GOAL >> Begin with the first line of the material and copy each line word for word through the line that contains "import plotly.graph_objects as go"; the pictures are left out.

>> start SUPPLIED MATERIAL

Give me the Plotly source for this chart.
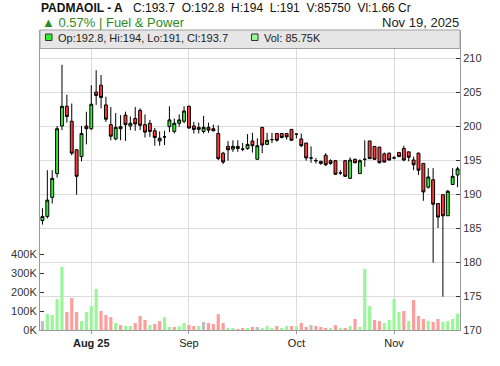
import numpy as np
import pandas as pd
import plotly.graph_objects as go

# DSE sessions run Sunday-Thursday; exchange holidays in the window are removed
dates = pd.bdate_range("2025-07-20", "2025-11-19", freq="C",
                       weekmask="Sun Mon Tue Wed Thu",
                       holidays=["2025-08-05", "2025-10-01", "2025-10-02"])

open_ = [186.1, 186.7, 189.5, 193.0, 200.0, 202.9, 200.7, 196.5, 195.5, 200.0,
         199.6, 205.0, 206.0, 203.1, 200.2, 198.1, 199.9, 201.6, 200.0, 201.1,
         202.3, 200.2, 200.4, 199.3, 197.8, 198.4, 199.9, 199.2, 200.4, 200.7,
         202.9, 200.0, 199.5, 199.2, 199.8, 199.6, 198.9, 196.0, 197.0, 196.6,
         197.0, 196.6, 196.7, 197.8, 195.1, 199.8, 197.3, 198.0, 198.9, 198.9,
         198.9, 199.5, 198.8, 198.1, 197.5, 195.3, 194.9, 194.8, 195.7, 194.9,
         194.9, 193.1, 194.9, 192.3, 195.1, 193.0, 195.1, 197.8, 197.0, 196.9,
         195.9, 196.0, 195.3, 196.1, 196.7, 196.2, 195.0, 196.0, 194.5, 191.0,
         192.1, 188.6, 189.9, 186.8, 191.4, 192.8]
high = [187.9, 193.5, 193.5, 200.0, 209.0, 204.6, 203.3, 196.6, 200.0, 202.1,
        206.0, 208.2, 207.5, 204.3, 202.8, 201.9, 201.6, 202.1, 201.4, 202.8,
        202.6, 201.7, 200.9, 199.7, 199.2, 199.3, 202.9, 201.1, 201.7, 202.9,
        203.0, 200.6, 200.5, 201.5, 200.5, 200.2, 200.1, 196.2, 197.8, 197.9,
        197.9, 197.5, 198.8, 199.0, 198.2, 199.8, 199.0, 199.0, 198.9, 198.9,
        198.9, 199.5, 198.9, 198.9, 197.5, 197.0, 195.3, 194.9, 196.0, 195.1,
        195.0, 193.5, 195.0, 195.4, 195.2, 195.1, 197.9, 197.8, 197.0, 196.9,
        196.1, 196.1, 195.6, 196.2, 197.1, 196.2, 195.5, 196.1, 194.5, 193.8,
        193.8, 188.6, 189.9, 190.6, 193.8, 194.0]
low = [185.5, 186.4, 188.6, 192.4, 199.4, 200.5, 195.7, 189.9, 194.8, 197.3,
       199.4, 203.1, 202.6, 200.6, 197.9, 197.9, 197.9, 197.8, 199.4, 199.3,
       199.4, 198.3, 198.4, 197.1, 197.1, 197.2, 199.1, 198.9, 199.9, 200.4,
       199.6, 198.9, 198.9, 198.9, 199.0, 199.2, 195.0, 194.4, 194.9, 196.2,
       196.2, 196.3, 196.5, 196.1, 195.1, 196.0, 197.2, 197.5, 197.7, 198.2,
       198.0, 197.8, 198.2, 196.9, 194.9, 194.6, 194.5, 194.3, 194.1, 194.3,
       192.8, 192.8, 192.5, 192.2, 194.5, 193.0, 194.0, 195.2, 195.1, 194.5,
       194.6, 194.9, 195.1, 195.5, 194.8, 194.8, 193.5, 192.8, 189.0, 190.8,
       179.9, 185.0, 174.9, 186.8, 191.3, 191.0]
close = [186.7, 189.1, 192.3, 199.6, 202.9, 201.4, 196.0, 192.6, 198.9, 199.6,
         203.2, 204.5, 204.2, 201.0, 198.5, 199.8, 199.6, 200.2, 200.4, 200.3,
         200.1, 199.1, 199.2, 198.3, 198.2, 198.4, 200.9, 200.4, 200.9, 202.2,
         199.7, 199.5, 199.8, 199.8, 199.4, 199.3, 195.2, 194.7, 196.5, 197.0,
         196.7, 196.6, 197.3, 197.1, 197.1, 197.2, 197.9, 198.0, 197.9, 198.3,
         198.4, 197.9, 198.8, 197.1, 195.3, 195.3, 194.9, 194.5, 194.3, 194.5,
         192.9, 193.1, 192.6, 195.0, 194.6, 194.9, 195.1, 195.2, 195.1, 194.6,
         194.7, 195.0, 195.3, 195.5, 195.0, 195.4, 194.3, 193.5, 190.3, 192.5,
         188.5, 186.6, 186.8, 190.4, 192.6, 193.7]
volume = [47000, 84000, 79000, 163000, 333000, 95000, 168000, 95000, 47000, 95000,
          126000, 216000, 100000, 79000, 68000, 37000, 26000, 21000, 21000, 37000,
          74000, 53000, 26000, 32000, 47000, 68000, 16000, 16000, 20000, 37000,
          26000, 21000, 21000, 42000, 37000, 32000, 84000, 37000, 11000, 11000,
          5000, 11000, 11000, 16000, 16000, 11000, 21000, 11000, 21000, 11000,
          21000, 21000, 21000, 37000, 16000, 26000, 21000, 16000, 11000, 11000,
          26000, 11000, 11000, 21000, 58000, 16000, 321000, 126000, 53000, 47000,
          37000, 53000, 163000, 95000, 100000, 47000, 158000, 74000, 58000, 47000,
          42000, 58000, 42000, 47000, 58000, 85750]

vol_ticks = [0, 100000, 200000, 300000, 400000]
vol_tick_text = ["0K", "100K", "200K", "300K", "400K"]
price_ticks = [170, 175, 180, 185, 190, 195, 200, 205, 210]

UP, DOWN = "#33ee33", "#ff3838"
VOL_UP, VOL_DOWN, VOL_FLAT = "#99f799", "#ff9c9c", "#bfbfbf"

x = np.arange(len(dates))
closes = np.array(close)
chg = np.diff(closes, prepend=np.nan)
vol_colors = [VOL_UP if c > 1e-9 else VOL_DOWN if c < -1e-9 else VOL_FLAT for c in chg]

# month ticks on the first session of each month
month_first = [i for i in range(1, len(dates)) if dates[i].month != dates[i - 1].month]
tick_text = []
for k, i in enumerate(month_first):
    lbl = dates[i].strftime("%b")
    tick_text.append(f"<b>{lbl} {dates[i].strftime('%y')}</b>" if k == 0 else lbl)

fig = go.Figure()
fig.add_trace(go.Bar(x=x, y=volume, marker=dict(color=vol_colors, line=dict(width=0)),
                     width=0.65, yaxis="y", hoverinfo="skip"))
fig.add_trace(go.Candlestick(
    x=x, open=open_, high=high, low=low, close=close, yaxis="y2",
    increasing=dict(fillcolor=UP, line=dict(color="black", width=1)),
    decreasing=dict(fillcolor=DOWN, line=dict(color="black", width=1)),
    whiskerwidth=0))

FONT = "Liberation Sans, Arial, sans-serif"
L, R, T, B = 40, 40, 30, 36
W, H = 500, 366
PW, PH = W - L - R, H - T - B


def px(xp):
    return (xp - L) / PW


def py(yp):
    return (H - B - yp) / PH


def note(text, xp, yp, size, color="#222", xanchor="left"):
    fig.add_annotation(text=text, x=px(xp), y=py(yp), xref="paper", yref="paper",
                       xanchor=xanchor, yanchor="middle", showarrow=False,
                       font=dict(family=FONT, size=size, color=color), borderpad=0)


sp = "\u00a0\u00a0"
last = len(close) - 1
note("<b>PADMAOIL - A</b>", 40, 7.5, 12, "#111")
note(f"C:{close[last]}{sp}O:{open_[last]}{sp}H:{high[last]:g}{sp}L:{low[last]:g}{sp}"
     f"V:{volume[last]}{sp}Vl:1.66 Cr", 132, 7.5, 12, "#111")
pct = (close[last] - close[last - 1]) / close[last - 1] * 100
note(f"\u25b2 {pct:.2f}% | Fuel & Power", 41, 22, 13, "#2e8b22")
note(dates[last].strftime("%b %d, %Y").replace(" 0", " "), 460, 22, 13, "#222", "right")

# legend strip across the top of the plot area
fig.add_shape(type="rect", xref="paper", yref="paper", x0=0, x1=1, y0=py(48.5), y1=py(30),
              fillcolor="#e6e6e6", line=dict(color="#a0a0a0", width=1), layer="above")
fig.add_shape(type="rect", xref="paper", yref="paper", x0=px(45.5), x1=px(52), y0=py(40.5),
              y1=py(34), fillcolor=UP, line=dict(color="#333", width=1), layer="above")
fig.add_shape(type="rect", xref="paper", yref="paper", x0=px(251.5), x1=px(258), y0=py(40.5),
              y1=py(34), fillcolor=VOL_UP, line=dict(color="#333", width=1), layer="above")
note(f"Op:{open_[last]}, Hi:{high[last]:g}, Lo:{low[last]:g}, Cl:{close[last]}", 57, 37.5, 11, "#222")
note(f"Vol: {volume[last] / 1000:.2f}K", 263, 37.5, 11, "#222")

fig.update_layout(
    width=W, height=H, margin=dict(l=L, r=R, t=T, b=B),
    paper_bgcolor="white", plot_bgcolor="white", showlegend=False,
    font=dict(family=FONT, size=11, color="#333"),
    xaxis=dict(range=[-0.5, len(x) - 0.5], tickvals=month_first, ticktext=tick_text,
               showgrid=True, gridcolor="#dcdcdc", gridwidth=1, zeroline=False,
               showline=True, linecolor="#999", linewidth=1,
               ticks="outside", ticklen=3, tickcolor="#999",
               tickfont=dict(size=11, color="#222"), rangeslider=dict(visible=False)),
    yaxis=dict(side="left", range=[0, PH / 0.19 * 1000], tickvals=vol_ticks,
               ticktext=vol_tick_text, showgrid=False, zeroline=False,
               showline=True, linecolor="#999", linewidth=1,
               ticks="inside", ticklen=4, tickcolor="#333",
               tickfont=dict(size=11, color="#333")),
    yaxis2=dict(side="right", overlaying="y", range=[170, 170 + PH / 6.8],
                tickvals=price_ticks, showgrid=True, gridcolor="#dcdcdc", gridwidth=1,
                zeroline=False, showline=True, linecolor="#999", linewidth=1,
                ticks="inside", ticklen=4, tickcolor="#333",
                tickfont=dict(size=11, color="#333")),
    bargap=0.3,
    boxgap=0.15,
)

fig.write_html("out.html")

>> end SUPPLIED MATERIAL

TASK RESULT >>
Give me the Plotly source for this chart.
import numpy as np
import pandas as pd
import plotly.graph_objects as go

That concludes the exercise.